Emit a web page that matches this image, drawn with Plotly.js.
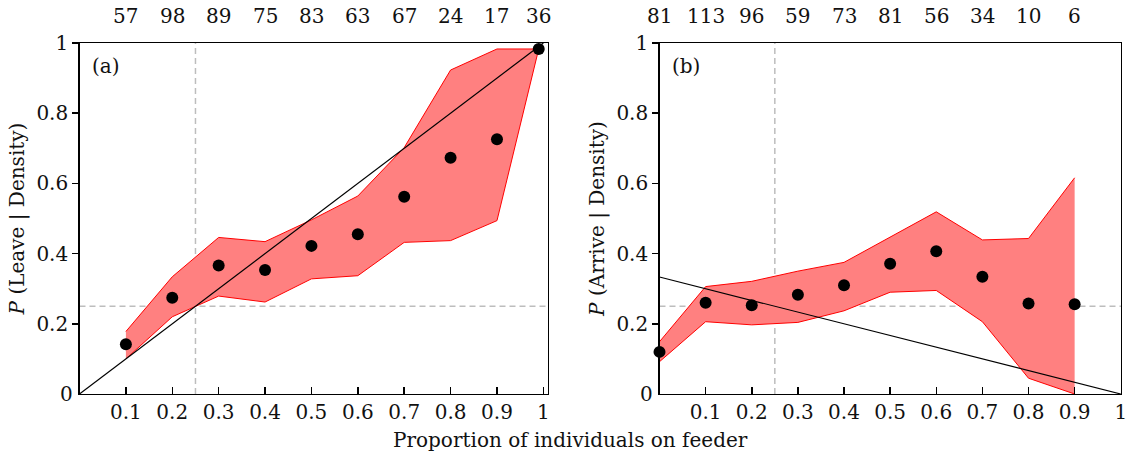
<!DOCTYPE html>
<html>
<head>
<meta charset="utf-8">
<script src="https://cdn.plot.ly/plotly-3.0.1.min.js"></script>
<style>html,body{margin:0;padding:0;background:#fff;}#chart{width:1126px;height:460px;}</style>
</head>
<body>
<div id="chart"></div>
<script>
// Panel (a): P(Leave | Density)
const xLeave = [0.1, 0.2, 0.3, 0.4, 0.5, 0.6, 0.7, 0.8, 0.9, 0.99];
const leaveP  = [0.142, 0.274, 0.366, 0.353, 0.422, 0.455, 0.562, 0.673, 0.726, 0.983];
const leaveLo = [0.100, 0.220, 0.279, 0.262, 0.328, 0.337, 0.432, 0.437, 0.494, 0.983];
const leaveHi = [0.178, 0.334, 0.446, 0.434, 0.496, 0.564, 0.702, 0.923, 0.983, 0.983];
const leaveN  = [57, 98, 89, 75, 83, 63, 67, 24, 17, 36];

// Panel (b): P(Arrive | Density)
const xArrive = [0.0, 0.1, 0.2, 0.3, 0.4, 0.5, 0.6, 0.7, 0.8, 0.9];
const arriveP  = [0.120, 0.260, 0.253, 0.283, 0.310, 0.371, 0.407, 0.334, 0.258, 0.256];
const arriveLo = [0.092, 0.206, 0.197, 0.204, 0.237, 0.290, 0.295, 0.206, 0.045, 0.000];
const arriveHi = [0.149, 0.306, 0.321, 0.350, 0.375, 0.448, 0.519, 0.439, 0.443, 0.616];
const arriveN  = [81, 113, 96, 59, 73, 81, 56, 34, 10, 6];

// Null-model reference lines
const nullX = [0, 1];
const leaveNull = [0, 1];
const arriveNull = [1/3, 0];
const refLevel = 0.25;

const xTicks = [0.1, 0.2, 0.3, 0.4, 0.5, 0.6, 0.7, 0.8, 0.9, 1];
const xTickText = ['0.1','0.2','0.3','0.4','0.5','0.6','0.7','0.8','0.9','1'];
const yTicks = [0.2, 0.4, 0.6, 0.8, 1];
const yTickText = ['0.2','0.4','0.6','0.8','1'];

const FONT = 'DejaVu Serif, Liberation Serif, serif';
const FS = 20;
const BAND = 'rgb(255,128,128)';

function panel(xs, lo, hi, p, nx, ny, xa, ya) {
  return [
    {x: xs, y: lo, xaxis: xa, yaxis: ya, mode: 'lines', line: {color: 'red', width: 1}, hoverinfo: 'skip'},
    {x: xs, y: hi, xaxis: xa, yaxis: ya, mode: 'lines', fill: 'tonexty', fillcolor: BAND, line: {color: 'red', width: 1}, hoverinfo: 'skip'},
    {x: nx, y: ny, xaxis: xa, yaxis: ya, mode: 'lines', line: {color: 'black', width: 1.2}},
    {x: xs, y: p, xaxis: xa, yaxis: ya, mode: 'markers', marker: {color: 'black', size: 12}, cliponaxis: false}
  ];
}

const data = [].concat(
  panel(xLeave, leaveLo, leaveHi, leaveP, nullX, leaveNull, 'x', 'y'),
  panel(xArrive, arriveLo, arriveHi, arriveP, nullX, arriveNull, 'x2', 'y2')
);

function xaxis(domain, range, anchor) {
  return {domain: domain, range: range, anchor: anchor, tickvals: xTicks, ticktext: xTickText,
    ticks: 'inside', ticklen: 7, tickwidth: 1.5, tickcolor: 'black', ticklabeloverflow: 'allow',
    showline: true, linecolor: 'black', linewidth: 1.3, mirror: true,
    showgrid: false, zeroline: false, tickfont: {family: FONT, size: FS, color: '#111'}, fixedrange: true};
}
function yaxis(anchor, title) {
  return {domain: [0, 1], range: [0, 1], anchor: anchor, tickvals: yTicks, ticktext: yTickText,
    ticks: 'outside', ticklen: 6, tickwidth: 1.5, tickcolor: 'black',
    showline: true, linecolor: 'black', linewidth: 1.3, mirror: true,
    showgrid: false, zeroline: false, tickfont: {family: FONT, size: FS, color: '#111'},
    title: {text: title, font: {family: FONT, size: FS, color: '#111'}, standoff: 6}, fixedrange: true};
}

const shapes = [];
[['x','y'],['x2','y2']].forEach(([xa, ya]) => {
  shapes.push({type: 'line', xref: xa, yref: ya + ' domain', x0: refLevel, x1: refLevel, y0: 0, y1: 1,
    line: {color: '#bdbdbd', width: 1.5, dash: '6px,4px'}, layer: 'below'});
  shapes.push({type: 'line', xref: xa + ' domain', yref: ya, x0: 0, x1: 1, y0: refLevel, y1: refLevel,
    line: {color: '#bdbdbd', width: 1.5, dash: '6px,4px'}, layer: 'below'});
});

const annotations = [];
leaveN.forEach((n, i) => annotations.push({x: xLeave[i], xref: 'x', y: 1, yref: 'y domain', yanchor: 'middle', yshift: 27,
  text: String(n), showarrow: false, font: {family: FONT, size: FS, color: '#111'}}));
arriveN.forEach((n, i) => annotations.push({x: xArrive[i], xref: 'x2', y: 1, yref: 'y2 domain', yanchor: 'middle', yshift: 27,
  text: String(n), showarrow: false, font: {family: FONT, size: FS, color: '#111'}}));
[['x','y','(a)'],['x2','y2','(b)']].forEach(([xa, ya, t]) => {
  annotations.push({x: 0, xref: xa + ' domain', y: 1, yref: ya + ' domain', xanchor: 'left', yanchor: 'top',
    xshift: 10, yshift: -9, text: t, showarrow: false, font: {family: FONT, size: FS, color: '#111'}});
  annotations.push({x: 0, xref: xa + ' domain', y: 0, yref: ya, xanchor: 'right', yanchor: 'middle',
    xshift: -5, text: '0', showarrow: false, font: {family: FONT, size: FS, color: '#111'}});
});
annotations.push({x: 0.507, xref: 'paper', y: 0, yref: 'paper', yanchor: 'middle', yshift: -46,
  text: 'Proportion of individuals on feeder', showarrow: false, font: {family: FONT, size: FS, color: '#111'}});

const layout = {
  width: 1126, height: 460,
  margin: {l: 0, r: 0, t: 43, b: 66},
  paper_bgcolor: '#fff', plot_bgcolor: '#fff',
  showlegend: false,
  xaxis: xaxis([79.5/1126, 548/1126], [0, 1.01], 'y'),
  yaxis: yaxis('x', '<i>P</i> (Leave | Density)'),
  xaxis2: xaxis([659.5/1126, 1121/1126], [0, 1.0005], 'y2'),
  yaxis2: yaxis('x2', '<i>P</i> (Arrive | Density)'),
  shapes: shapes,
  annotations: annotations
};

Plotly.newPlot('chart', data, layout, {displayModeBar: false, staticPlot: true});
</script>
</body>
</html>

Goal of the exercise — Pictures are excluded: retype only the lines from the beginning of the listing above through the line with "24, 17, 36];", both included.

Answer for the task —
Emit a web page that matches this image, drawn with Plotly.js.
<!DOCTYPE html>
<html>
<head>
<meta charset="utf-8">
<script src="https://cdn.plot.ly/plotly-3.0.1.min.js"></script>
<style>html,body{margin:0;padding:0;background:#fff;}#chart{width:1126px;height:460px;}</style>
</head>
<body>
<div id="chart"></div>
<script>
// Panel (a): P(Leave | Density)
const xLeave = [0.1, 0.2, 0.3, 0.4, 0.5, 0.6, 0.7, 0.8, 0.9, 0.99];
const leaveP  = [0.142, 0.274, 0.366, 0.353, 0.422, 0.455, 0.562, 0.673, 0.726, 0.983];
const leaveLo = [0.100, 0.220, 0.279, 0.262, 0.328, 0.337, 0.432, 0.437, 0.494, 0.983];
const leaveHi = [0.178, 0.334, 0.446, 0.434, 0.496, 0.564, 0.702, 0.923, 0.983, 0.983];
const leaveN  = [57, 98, 89, 75, 83, 63, 67, 24, 17, 36];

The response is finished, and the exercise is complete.